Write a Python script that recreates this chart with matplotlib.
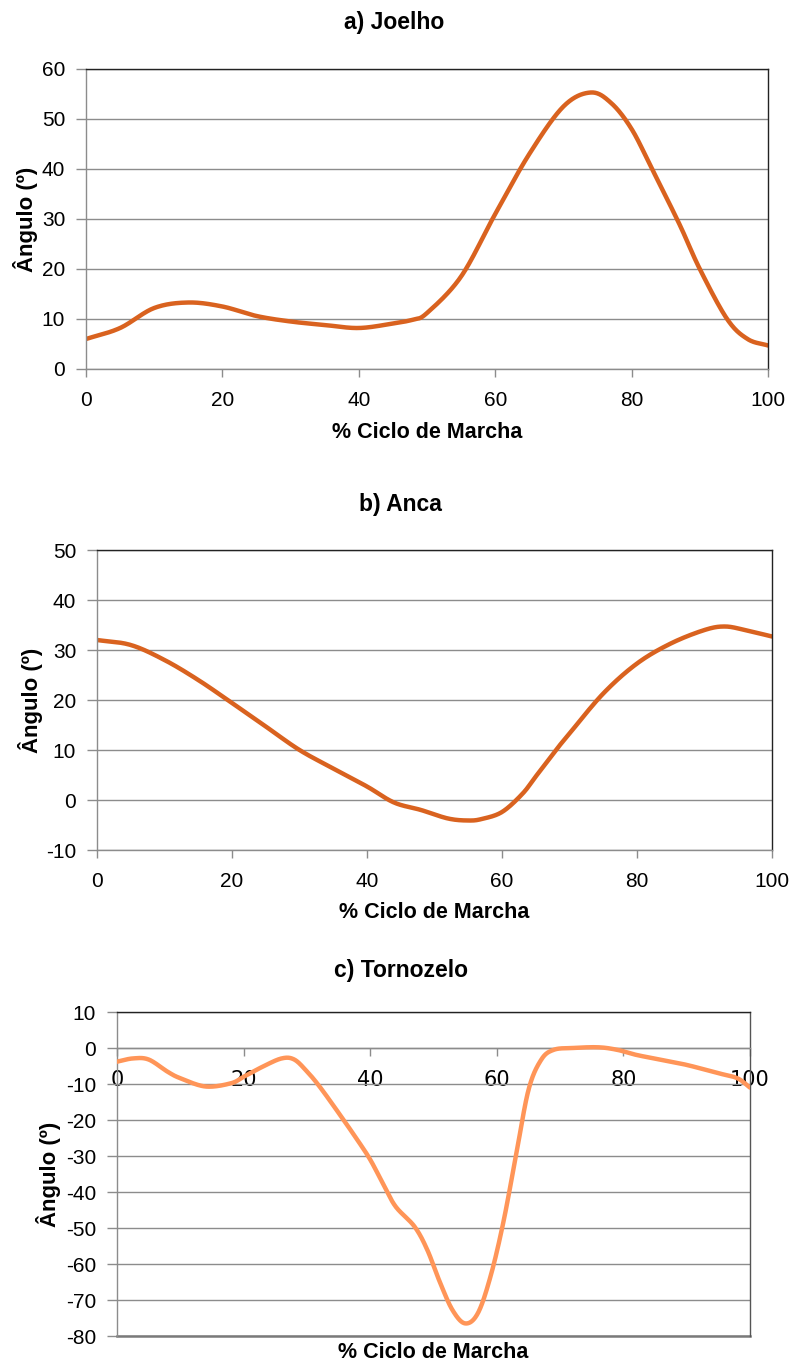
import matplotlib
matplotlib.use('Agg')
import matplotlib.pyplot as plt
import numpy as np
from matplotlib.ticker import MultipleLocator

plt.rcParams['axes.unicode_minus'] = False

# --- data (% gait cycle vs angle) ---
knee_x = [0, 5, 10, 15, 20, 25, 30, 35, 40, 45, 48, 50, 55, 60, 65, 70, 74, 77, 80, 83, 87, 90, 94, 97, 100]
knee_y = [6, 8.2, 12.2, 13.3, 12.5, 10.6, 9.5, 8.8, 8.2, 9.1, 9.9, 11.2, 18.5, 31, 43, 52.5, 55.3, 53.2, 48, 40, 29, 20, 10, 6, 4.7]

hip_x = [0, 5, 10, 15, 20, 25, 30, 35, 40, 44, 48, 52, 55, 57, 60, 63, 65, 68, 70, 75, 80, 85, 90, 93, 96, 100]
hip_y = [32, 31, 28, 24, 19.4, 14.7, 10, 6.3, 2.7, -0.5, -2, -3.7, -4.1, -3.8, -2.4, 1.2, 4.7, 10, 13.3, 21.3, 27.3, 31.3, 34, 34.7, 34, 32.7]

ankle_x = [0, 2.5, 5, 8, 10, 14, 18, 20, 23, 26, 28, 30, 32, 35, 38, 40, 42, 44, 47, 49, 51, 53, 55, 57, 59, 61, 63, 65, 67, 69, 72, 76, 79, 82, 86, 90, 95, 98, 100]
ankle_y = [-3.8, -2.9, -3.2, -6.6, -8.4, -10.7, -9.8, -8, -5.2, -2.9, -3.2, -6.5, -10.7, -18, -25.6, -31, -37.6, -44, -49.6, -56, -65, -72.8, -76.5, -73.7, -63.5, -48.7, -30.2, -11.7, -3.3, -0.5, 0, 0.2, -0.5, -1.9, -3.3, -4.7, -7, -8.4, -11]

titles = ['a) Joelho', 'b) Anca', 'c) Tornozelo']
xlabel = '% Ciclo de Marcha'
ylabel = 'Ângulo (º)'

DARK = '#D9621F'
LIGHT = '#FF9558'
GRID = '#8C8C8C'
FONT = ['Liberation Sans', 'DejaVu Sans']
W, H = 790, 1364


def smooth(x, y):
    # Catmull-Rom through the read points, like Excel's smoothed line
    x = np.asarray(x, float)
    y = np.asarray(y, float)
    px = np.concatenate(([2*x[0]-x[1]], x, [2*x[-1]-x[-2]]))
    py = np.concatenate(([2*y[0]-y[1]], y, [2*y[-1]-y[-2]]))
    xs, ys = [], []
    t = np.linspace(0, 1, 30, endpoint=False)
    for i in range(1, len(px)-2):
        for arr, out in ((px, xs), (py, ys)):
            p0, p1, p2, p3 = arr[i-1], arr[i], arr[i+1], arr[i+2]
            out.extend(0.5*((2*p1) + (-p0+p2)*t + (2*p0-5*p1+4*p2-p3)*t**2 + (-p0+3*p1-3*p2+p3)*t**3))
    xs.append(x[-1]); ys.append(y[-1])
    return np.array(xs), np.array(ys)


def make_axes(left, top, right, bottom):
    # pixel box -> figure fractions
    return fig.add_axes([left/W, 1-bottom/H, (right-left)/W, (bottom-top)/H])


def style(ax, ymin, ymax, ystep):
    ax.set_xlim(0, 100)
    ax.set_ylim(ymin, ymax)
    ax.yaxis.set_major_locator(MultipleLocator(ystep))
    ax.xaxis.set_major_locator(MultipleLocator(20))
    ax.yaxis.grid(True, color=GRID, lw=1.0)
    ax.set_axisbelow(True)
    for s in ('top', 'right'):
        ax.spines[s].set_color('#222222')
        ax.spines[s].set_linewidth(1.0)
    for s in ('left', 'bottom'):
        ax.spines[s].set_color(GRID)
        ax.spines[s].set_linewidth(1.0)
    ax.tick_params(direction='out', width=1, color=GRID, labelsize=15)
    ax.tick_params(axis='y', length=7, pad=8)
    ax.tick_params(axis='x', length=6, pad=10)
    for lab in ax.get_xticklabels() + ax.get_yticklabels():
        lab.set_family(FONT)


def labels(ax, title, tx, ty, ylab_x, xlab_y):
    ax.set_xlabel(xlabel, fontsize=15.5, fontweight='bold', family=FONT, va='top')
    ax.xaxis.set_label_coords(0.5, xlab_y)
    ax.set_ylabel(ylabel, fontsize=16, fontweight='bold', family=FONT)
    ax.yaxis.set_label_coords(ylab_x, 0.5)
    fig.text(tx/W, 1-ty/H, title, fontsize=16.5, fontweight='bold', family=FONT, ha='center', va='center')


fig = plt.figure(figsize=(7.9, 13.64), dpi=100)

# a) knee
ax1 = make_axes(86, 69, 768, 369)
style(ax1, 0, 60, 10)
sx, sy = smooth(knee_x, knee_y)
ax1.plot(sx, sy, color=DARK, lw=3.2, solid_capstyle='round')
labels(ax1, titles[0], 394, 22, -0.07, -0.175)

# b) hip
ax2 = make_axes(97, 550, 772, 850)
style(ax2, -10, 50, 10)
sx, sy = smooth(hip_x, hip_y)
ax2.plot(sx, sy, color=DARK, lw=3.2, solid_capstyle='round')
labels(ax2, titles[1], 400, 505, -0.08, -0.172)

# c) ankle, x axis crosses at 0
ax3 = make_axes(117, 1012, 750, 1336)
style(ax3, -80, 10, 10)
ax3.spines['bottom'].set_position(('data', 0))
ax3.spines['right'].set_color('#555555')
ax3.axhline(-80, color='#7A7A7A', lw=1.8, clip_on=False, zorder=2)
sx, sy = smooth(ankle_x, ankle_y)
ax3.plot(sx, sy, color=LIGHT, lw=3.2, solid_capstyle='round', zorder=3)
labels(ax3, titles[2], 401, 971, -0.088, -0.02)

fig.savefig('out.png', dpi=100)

Task instructions: Write out the listing above again, exactly, but with no pictures in the copy.

Written solution:
Write a Python script that recreates this chart with matplotlib.
import matplotlib
matplotlib.use('Agg')
import matplotlib.pyplot as plt
import numpy as np
from matplotlib.ticker import MultipleLocator

plt.rcParams['axes.unicode_minus'] = False

# --- data (% gait cycle vs angle) ---
knee_x = [0, 5, 10, 15, 20, 25, 30, 35, 40, 45, 48, 50, 55, 60, 65, 70, 74, 77, 80, 83, 87, 90, 94, 97, 100]
knee_y = [6, 8.2, 12.2, 13.3, 12.5, 10.6, 9.5, 8.8, 8.2, 9.1, 9.9, 11.2, 18.5, 31, 43, 52.5, 55.3, 53.2, 48, 40, 29, 20, 10, 6, 4.7]

hip_x = [0, 5, 10, 15, 20, 25, 30, 35, 40, 44, 48, 52, 55, 57, 60, 63, 65, 68, 70, 75, 80, 85, 90, 93, 96, 100]
hip_y = [32, 31, 28, 24, 19.4, 14.7, 10, 6.3, 2.7, -0.5, -2, -3.7, -4.1, -3.8, -2.4, 1.2, 4.7, 10, 13.3, 21.3, 27.3, 31.3, 34, 34.7, 34, 32.7]

ankle_x = [0, 2.5, 5, 8, 10, 14, 18, 20, 23, 26, 28, 30, 32, 35, 38, 40, 42, 44, 47, 49, 51, 53, 55, 57, 59, 61, 63, 65, 67, 69, 72, 76, 79, 82, 86, 90, 95, 98, 100]
ankle_y = [-3.8, -2.9, -3.2, -6.6, -8.4, -10.7, -9.8, -8, -5.2, -2.9, -3.2, -6.5, -10.7, -18, -25.6, -31, -37.6, -44, -49.6, -56, -65, -72.8, -76.5, -73.7, -63.5, -48.7, -30.2, -11.7, -3.3, -0.5, 0, 0.2, -0.5, -1.9, -3.3, -4.7, -7, -8.4, -11]

titles = ['a) Joelho', 'b) Anca', 'c) Tornozelo']
xlabel = '% Ciclo de Marcha'
ylabel = 'Ângulo (º)'

DARK = '#D9621F'
LIGHT = '#FF9558'
GRID = '#8C8C8C'
FONT = ['Liberation Sans', 'DejaVu Sans']
W, H = 790, 1364


def smooth(x, y):
    # Catmull-Rom through the read points, like Excel's smoothed line
    x = np.asarray(x, float)
    y = np.asarray(y, float)
    px = np.concatenate(([2*x[0]-x[1]], x, [2*x[-1]-x[-2]]))
    py = np.concatenate(([2*y[0]-y[1]], y, [2*y[-1]-y[-2]]))
    xs, ys = [], []
    t = np.linspace(0, 1, 30, endpoint=False)
    for i in range(1, len(px)-2):
        for arr, out in ((px, xs), (py, ys)):
            p0, p1, p2, p3 = arr[i-1], arr[i], arr[i+1], arr[i+2]
            out.extend(0.5*((2*p1) + (-p0+p2)*t + (2*p0-5*p1+4*p2-p3)*t**2 + (-p0+3*p1-3*p2+p3)*t**3))
    xs.append(x[-1]); ys.append(y[-1])
    return np.array(xs), np.array(ys)


def make_axes(left, top, right, bottom):
    # pixel box -> figure fractions
    return fig.add_axes([left/W, 1-bottom/H, (right-left)/W, (bottom-top)/H])


def style(ax, ymin, ymax, ystep):
    ax.set_xlim(0, 100)
    ax.set_ylim(ymin, ymax)
    ax.yaxis.set_major_locator(MultipleLocator(ystep))
    ax.xaxis.set_major_locator(MultipleLocator(20))
    ax.yaxis.grid(True, color=GRID, lw=1.0)
    ax.set_axisbelow(True)
    for s in ('top', 'right'):
        ax.spines[s].set_color('#222222')
        ax.spines[s].set_linewidth(1.0)
    for s in ('left', 'bottom'):
        ax.spines[s].set_color(GRID)
        ax.spines[s].set_linewidth(1.0)
    ax.tick_params(direction='out', width=1, color=GRID, labelsize=15)
    ax.tick_params(axis='y', length=7, pad=8)
    ax.tick_params(axis='x', length=6, pad=10)
    for lab in ax.get_xticklabels() + ax.get_yticklabels():
        lab.set_family(FONT)


def labels(ax, title, tx, ty, ylab_x, xlab_y):
    ax.set_xlabel(xlabel, fontsize=15.5, fontweight='bold', family=FONT, va='top')
    ax.xaxis.set_label_coords(0.5, xlab_y)
    ax.set_ylabel(ylabel, fontsize=16, fontweight='bold', family=FONT)
    ax.yaxis.set_label_coords(ylab_x, 0.5)
    fig.text(tx/W, 1-ty/H, title, fontsize=16.5, fontweight='bold', family=FONT, ha='center', va='center')


fig = plt.figure(figsize=(7.9, 13.64), dpi=100)

# a) knee
ax1 = make_axes(86, 69, 768, 369)
style(ax1, 0, 60, 10)
sx, sy = smooth(knee_x, knee_y)
ax1.plot(sx, sy, color=DARK, lw=3.2, solid_capstyle='round')
labels(ax1, titles[0], 394, 22, -0.07, -0.175)

# b) hip
ax2 = make_axes(97, 550, 772, 850)
style(ax2, -10, 50, 10)
sx, sy = smooth(hip_x, hip_y)
ax2.plot(sx, sy, color=DARK, lw=3.2, solid_capstyle='round')
labels(ax2, titles[1], 400, 505, -0.08, -0.172)

# c) ankle, x axis crosses at 0
ax3 = make_axes(117, 1012, 750, 1336)
style(ax3, -80, 10, 10)
ax3.spines['bottom'].set_position(('data', 0))
ax3.spines['right'].set_color('#555555')
ax3.axhline(-80, color='#7A7A7A', lw=1.8, clip_on=False, zorder=2)
sx, sy = smooth(ankle_x, ankle_y)
ax3.plot(sx, sy, color=LIGHT, lw=3.2, solid_capstyle='round', zorder=3)
labels(ax3, titles[2], 401, 971, -0.088, -0.02)

fig.savefig('out.png', dpi=100)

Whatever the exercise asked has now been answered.